The conclusion at which we have arrived on the first question will make unnecessary any extended discussion of the second further than to say that the facts, as above recited, indicate an intention on the part of the defendant to waive the suspension.
The defendant earnestly contends that the local court, and in particular the financial secretary, under the by-laws was wholly without authority to waive any requirement of the by-laws relating to reinstatement, and Dillon v. National Council Knights Ladies of Security, 244 Ill. 202, is cited to that point. In that case, however, the Appellate Court had found as a fact that the alleged agent was without authority to waive the conditions in question, and the Supreme Court stated that it was bound by that finding of the Appellate Court. The general rule, however, in this and other States, seems to be that the by-laws of a mutual benefit society, limiting the authority of its local organizations or officers in these respects, are unavailing where such local body or officer has apparent authority. Independent Order of Foresters v. Schweitzer, 171 Ill. 325; Dougherty v. Independent Order of Foresters, 125 Minn. 142; Independent Order of Foresters v. Cunningham, 127 Tenn. 421; Zeman v. North American Union, 263 Ill. 304; Dromgold v. Royal Neighbors of America, 261 Ill. 60, are a few of the many cases cited in the briefs on this point.

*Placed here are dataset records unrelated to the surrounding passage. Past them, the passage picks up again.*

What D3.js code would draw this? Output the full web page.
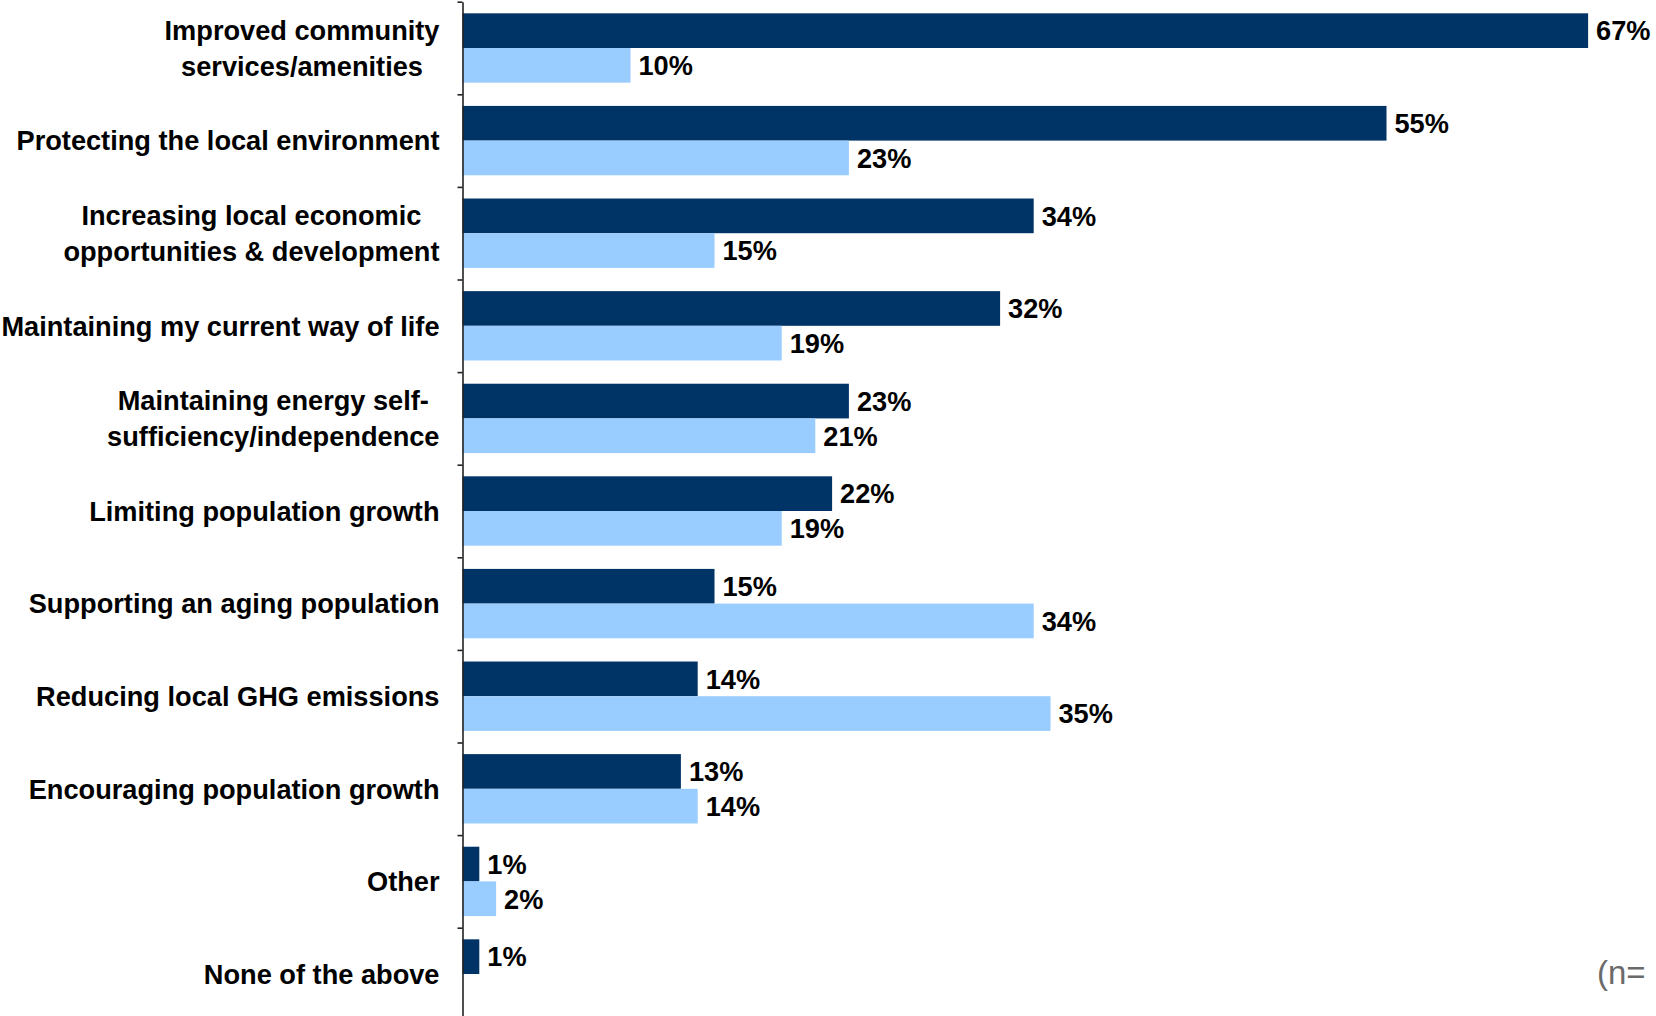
<!DOCTYPE html>
<html>
<head>
<meta charset="utf-8">
<script src="https://cdn.jsdelivr.net/npm/d3@7"></script>
<style>
  html, body { margin: 0; padding: 0; background: #fff; }
  svg { display: block; }
  text { font-family: "Liberation Sans", Arial, sans-serif; }
</style>
</head>
<body>
<svg id="chart" width="1656" height="1016"></svg>
<script>
// Survey categories (each entry holds the lines of its label)
const categories = [
  ["Improved community", "services/amenities"],
  ["Protecting the local environment"],
  ["Increasing local economic", "opportunities & development"],
  ["Maintaining my current way of life"],
  ["Maintaining energy self-", "sufficiency/independence"],
  ["Limiting population growth"],
  ["Supporting an aging population"],
  ["Reducing local GHG emissions"],
  ["Encouraging population growth"],
  ["Other"],
  ["None of the above"]
];

// Percent values, first (dark) and second (light) series
const darkValues  = [67, 55, 34, 32, 23, 22, 15, 14, 13, 1, 1];
const lightValues = [10, 23, 15, 19, 21, 19, 34, 35, 14, 2, null];

const seriesKeys = ["dark", "light"];
const seriesColors = { dark: "#003366", light: "#99CCFF" };

const rows = categories.map((lines, i) => ({
  key: lines.join(" "),
  lines,
  dark: darkValues[i],
  light: lightValues[i]
}));

const svg = d3.select("#chart");

const axisX = 462.5;
const plotTop = 1.7;
const step = 92.6;
const fontSize = 27.2;

const x = d3.scaleLinear().domain([0, 70]).range([axisX, axisX + 70 * 16.8]);

const y = d3.scaleBand()
  .domain(rows.map(d => d.key))
  .range([plotTop, plotTop + step * rows.length])
  .padding(0);

const ySeries = d3.scaleBand()
  .domain(seriesKeys)
  .range([0, y.bandwidth()])
  .paddingInner(0)
  .paddingOuter(0.335);

// Bars
const groups = svg.append("g")
  .selectAll("g")
  .data(rows)
  .join("g")
  .attr("transform", d => `translate(0,${y(d.key)})`);

const cells = groups.selectAll("g.cell")
  .data(d => seriesKeys
    .filter(k => d[k] != null)
    .map(k => ({ key: k, value: d[k] })))
  .join("g")
  .attr("class", "cell");

cells.append("rect")
  .attr("x", x(0))
  .attr("y", d => ySeries(d.key))
  .attr("width", d => x(d.value) - x(0))
  .attr("height", ySeries.bandwidth())
  .attr("fill", d => seriesColors[d.key]);

cells.append("text")
  .attr("x", d => x(d.value) + 8)
  .attr("y", d => ySeries(d.key) + ySeries.bandwidth() / 2)
  .attr("dy", "0.36em")
  .attr("font-size", fontSize)
  .attr("font-weight", "bold")
  .attr("fill", "#000")
  .text(d => d.value + "%");

// Category axis with ticks on band boundaries
const boundary = d3.scaleLinear()
  .domain([0, rows.length])
  .range([plotTop, plotTop + step * rows.length]);

const axis = svg.append("g")
  .attr("transform", `translate(${axisX},0)`)
  .call(d3.axisLeft(boundary)
    .ticks(rows.length)
    .tickSize(5)
    .tickSizeOuter(0)
    .tickFormat(""));
axis.select(".domain").attr("stroke", "#222").attr("stroke-width", 1.6);
axis.selectAll(".tick line").attr("stroke", "#222").attr("stroke-width", 1.6);

// Category labels: block right-aligned to the axis, lines centred within the block
const labelRight = axisX - 23;
const lineGap = 36;
rows.forEach(d => {
  const cy = y(d.key) + y.bandwidth() / 2;
  const g = svg.append("g");
  const texts = d.lines.map((line, j) =>
    g.append("text")
      .attr("font-size", fontSize)
      .attr("font-weight", "bold")
      .attr("fill", "#000")
      .attr("y", cy + (j - (d.lines.length - 1) / 2) * lineGap)
      .attr("dy", "0.36em")
      .text(line));
  const widths = texts.map(t => t.node().getComputedTextLength());
  const maxW = d3.max(widths);
  const centre = labelRight - maxW / 2;
  texts.forEach(t => t.attr("x", centre).attr("text-anchor", "middle"));
});

// Sample size note
svg.append("text")
  .attr("x", 1597)
  .attr("y", 984)
  .attr("font-size", 33)
  .attr("fill", "#6a6a6a")
  .text("(n=");
</script>
</body>
</html>
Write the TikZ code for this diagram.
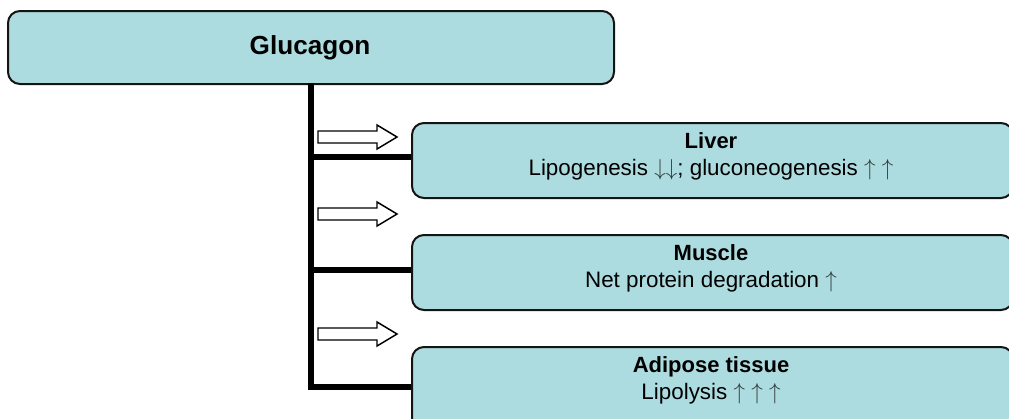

Assuming the authority of Roth, his letter demanding payment of the December premium after the date upon which forfeiture was claimed, must, irrespective of the other evidence, be held to amount to a waiver of the right to forfeit. (Chicago Life Ins. Co. v. Warner, 80 Ill. 410; Grand Lodge A.O.U.W. v. Lachmann, 199 Ill. 140; Illinois Life Ass'n v. Wells, 200 Ill. 445; Adam v. Columbian Nat. Life Ins. Co., 218 Ill. App. 54.)
It is urged that the court erred in instructing the jury that interest at 5 per cent might be included in assessing plaintiff's damages, for the reason that no special claim for interest was made in the declaration. As the interest allowed was due by virtue of the statute, it was unnecessary that the declaration should state that special claim. (Haley v. Supreme Court of Honor, 139 Ill. App. 478.)
It is argued that certain of the instructions were erroneous; but, as in our opinion the plaintiff was entitled to an instruction in her favor, if there was such error, it was harmless.
The judgment is affirmed.
Affirmed.
McSURELY, P.J., and JOHNSTON, J., concur.